● EXERCISE AIM: Please write out the lines of the data exactly, beginning with the first and ending with the line containing "const yTickLabels = ['35', '70'];"; leave the pictures behind.
* Begin DATA BLOCK *
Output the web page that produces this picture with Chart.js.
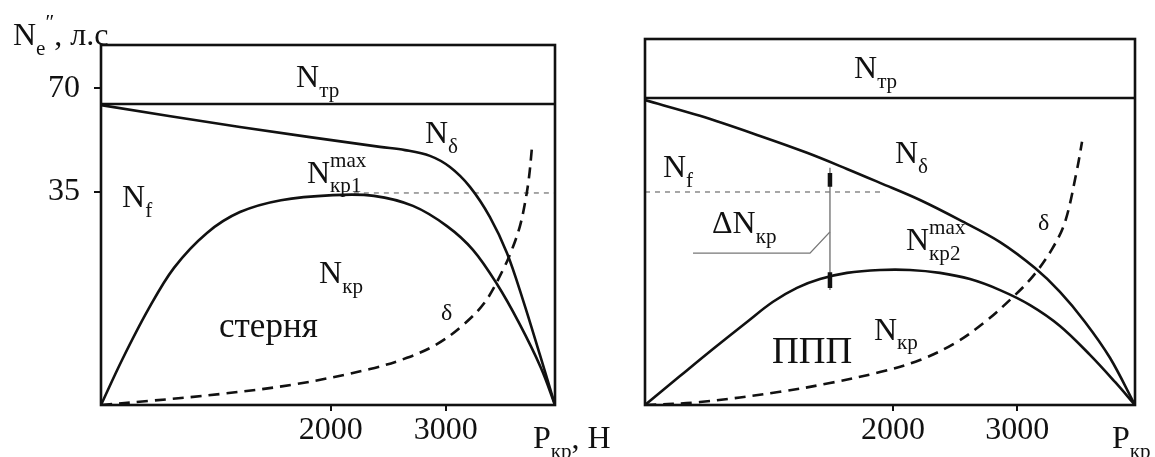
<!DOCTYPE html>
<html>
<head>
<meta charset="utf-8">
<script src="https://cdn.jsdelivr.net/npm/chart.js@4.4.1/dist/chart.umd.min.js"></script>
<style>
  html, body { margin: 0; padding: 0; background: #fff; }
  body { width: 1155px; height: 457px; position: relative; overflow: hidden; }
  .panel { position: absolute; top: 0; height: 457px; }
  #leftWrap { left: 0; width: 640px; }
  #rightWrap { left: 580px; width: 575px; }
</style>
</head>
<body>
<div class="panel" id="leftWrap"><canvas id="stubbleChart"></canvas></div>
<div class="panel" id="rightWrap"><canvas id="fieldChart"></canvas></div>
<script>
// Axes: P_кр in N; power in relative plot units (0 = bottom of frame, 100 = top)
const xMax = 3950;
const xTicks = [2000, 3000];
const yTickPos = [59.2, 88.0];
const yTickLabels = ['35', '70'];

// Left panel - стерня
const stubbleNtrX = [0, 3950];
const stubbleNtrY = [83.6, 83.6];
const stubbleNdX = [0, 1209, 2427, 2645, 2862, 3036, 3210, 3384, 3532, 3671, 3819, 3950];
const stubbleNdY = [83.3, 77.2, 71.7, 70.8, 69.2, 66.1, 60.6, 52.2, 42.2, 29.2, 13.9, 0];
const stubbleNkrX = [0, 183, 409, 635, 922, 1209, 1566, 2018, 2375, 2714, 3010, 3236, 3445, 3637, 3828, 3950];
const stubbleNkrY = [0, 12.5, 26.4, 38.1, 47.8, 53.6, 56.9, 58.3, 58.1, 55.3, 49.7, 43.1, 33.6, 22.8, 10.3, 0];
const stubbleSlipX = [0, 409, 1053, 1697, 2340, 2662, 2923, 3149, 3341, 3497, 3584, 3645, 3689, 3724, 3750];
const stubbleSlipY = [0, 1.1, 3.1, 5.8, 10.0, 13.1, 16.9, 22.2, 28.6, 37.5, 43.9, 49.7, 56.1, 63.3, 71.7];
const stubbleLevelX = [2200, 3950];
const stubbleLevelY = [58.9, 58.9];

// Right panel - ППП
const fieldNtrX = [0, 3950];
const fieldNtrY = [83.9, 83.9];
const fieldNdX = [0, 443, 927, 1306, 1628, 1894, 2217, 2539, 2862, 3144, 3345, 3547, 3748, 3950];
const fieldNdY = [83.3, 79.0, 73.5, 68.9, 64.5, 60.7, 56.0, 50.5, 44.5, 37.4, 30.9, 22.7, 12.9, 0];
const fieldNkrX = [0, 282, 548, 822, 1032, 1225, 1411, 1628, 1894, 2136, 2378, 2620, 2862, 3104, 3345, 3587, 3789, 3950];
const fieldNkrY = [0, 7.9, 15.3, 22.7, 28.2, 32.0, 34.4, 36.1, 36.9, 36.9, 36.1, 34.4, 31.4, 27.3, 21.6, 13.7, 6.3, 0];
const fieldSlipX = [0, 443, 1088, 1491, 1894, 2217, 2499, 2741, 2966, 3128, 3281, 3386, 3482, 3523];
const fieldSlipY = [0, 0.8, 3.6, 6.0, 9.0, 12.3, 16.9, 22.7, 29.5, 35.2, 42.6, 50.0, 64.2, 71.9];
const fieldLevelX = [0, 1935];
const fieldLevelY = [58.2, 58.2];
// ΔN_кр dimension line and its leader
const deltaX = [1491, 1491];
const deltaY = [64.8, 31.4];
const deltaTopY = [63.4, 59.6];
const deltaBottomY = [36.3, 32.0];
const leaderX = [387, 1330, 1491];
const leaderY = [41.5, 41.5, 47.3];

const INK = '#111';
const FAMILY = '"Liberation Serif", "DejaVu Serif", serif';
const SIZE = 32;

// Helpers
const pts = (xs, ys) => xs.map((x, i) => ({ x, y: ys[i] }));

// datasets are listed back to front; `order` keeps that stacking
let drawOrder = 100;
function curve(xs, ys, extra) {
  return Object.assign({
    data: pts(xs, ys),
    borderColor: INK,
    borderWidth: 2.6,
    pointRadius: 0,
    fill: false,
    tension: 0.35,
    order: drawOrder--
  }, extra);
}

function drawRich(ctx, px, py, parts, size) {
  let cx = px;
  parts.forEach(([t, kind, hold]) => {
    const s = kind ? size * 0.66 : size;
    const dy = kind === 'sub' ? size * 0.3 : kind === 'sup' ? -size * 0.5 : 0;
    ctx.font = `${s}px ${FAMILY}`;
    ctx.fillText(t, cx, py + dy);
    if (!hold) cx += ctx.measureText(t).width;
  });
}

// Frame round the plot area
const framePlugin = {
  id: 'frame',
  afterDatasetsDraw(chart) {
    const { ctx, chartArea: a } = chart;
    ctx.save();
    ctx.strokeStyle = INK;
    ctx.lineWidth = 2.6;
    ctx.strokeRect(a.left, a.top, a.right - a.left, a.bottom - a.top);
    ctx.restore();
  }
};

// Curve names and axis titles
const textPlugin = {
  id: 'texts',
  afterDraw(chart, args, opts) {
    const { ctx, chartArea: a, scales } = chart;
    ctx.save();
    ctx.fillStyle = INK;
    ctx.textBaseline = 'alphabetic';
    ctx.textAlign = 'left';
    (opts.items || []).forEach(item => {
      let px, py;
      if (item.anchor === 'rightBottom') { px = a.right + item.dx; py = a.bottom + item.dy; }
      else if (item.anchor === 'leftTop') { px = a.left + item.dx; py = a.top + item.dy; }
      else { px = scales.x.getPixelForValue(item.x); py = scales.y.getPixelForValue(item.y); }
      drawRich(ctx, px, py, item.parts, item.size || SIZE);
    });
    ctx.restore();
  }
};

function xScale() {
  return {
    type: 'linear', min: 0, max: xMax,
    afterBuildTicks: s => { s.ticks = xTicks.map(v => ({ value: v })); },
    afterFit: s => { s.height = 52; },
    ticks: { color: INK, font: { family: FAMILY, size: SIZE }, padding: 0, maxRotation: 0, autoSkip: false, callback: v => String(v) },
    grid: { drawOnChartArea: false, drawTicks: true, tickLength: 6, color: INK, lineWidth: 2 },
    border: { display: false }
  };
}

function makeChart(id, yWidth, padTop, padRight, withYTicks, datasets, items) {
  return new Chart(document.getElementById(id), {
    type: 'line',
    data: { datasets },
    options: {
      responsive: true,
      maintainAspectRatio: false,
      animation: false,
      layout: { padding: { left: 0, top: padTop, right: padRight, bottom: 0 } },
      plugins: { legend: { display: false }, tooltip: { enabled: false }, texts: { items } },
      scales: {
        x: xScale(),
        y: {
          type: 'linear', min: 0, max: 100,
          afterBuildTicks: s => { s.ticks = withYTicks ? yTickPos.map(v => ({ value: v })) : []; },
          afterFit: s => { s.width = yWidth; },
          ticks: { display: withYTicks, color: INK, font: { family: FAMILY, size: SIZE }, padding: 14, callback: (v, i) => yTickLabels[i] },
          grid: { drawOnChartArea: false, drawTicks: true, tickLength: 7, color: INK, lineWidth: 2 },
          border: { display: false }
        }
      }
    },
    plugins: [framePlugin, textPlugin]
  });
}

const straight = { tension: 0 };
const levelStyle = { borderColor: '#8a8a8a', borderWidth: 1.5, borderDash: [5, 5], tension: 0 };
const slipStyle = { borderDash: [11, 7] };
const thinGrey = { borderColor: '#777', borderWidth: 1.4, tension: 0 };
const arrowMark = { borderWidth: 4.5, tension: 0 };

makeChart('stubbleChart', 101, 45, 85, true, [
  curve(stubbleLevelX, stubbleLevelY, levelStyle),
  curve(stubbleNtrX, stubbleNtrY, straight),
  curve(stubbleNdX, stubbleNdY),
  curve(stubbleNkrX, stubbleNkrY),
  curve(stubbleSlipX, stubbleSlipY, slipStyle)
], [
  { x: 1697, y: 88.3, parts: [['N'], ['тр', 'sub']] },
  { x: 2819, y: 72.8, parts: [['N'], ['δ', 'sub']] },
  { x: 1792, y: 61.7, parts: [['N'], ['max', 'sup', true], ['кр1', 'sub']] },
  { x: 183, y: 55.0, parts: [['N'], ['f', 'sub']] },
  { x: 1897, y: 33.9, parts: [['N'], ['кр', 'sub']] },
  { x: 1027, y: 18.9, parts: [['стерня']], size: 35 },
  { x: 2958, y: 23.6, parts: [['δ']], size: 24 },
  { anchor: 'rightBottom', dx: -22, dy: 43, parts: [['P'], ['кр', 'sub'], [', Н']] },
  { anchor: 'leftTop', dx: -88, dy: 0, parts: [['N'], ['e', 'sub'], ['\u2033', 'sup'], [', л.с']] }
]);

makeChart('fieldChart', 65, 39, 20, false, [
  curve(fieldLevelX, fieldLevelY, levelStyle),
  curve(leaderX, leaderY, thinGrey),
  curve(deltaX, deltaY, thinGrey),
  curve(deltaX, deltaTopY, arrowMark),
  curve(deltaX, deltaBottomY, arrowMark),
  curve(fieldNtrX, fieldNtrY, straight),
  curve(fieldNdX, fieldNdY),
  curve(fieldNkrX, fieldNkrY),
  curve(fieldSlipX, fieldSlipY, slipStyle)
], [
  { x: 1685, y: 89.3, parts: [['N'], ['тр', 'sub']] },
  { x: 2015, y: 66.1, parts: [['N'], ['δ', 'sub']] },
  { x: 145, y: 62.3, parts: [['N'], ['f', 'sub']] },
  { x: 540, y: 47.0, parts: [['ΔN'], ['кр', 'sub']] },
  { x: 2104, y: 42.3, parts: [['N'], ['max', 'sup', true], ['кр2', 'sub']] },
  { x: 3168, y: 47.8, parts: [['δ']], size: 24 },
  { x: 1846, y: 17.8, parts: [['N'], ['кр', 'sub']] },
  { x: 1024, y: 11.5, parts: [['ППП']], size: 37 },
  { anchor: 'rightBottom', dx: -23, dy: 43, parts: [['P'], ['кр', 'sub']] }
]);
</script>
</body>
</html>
* End DATA BLOCK *
● COMPLETED EXERCISE:
Output the web page that produces this picture with Chart.js.
<!DOCTYPE html>
<html>
<head>
<meta charset="utf-8">
<script src="https://cdn.jsdelivr.net/npm/chart.js@4.4.1/dist/chart.umd.min.js"></script>
<style>
  html, body { margin: 0; padding: 0; background: #fff; }
  body { width: 1155px; height: 457px; position: relative; overflow: hidden; }
  .panel { position: absolute; top: 0; height: 457px; }
  #leftWrap { left: 0; width: 640px; }
  #rightWrap { left: 580px; width: 575px; }
</style>
</head>
<body>
<div class="panel" id="leftWrap"><canvas id="stubbleChart"></canvas></div>
<div class="panel" id="rightWrap"><canvas id="fieldChart"></canvas></div>
<script>
// Axes: P_кр in N; power in relative plot units (0 = bottom of frame, 100 = top)
const xMax = 3950;
const xTicks = [2000, 3000];
const yTickPos = [59.2, 88.0];
const yTickLabels = ['35', '70'];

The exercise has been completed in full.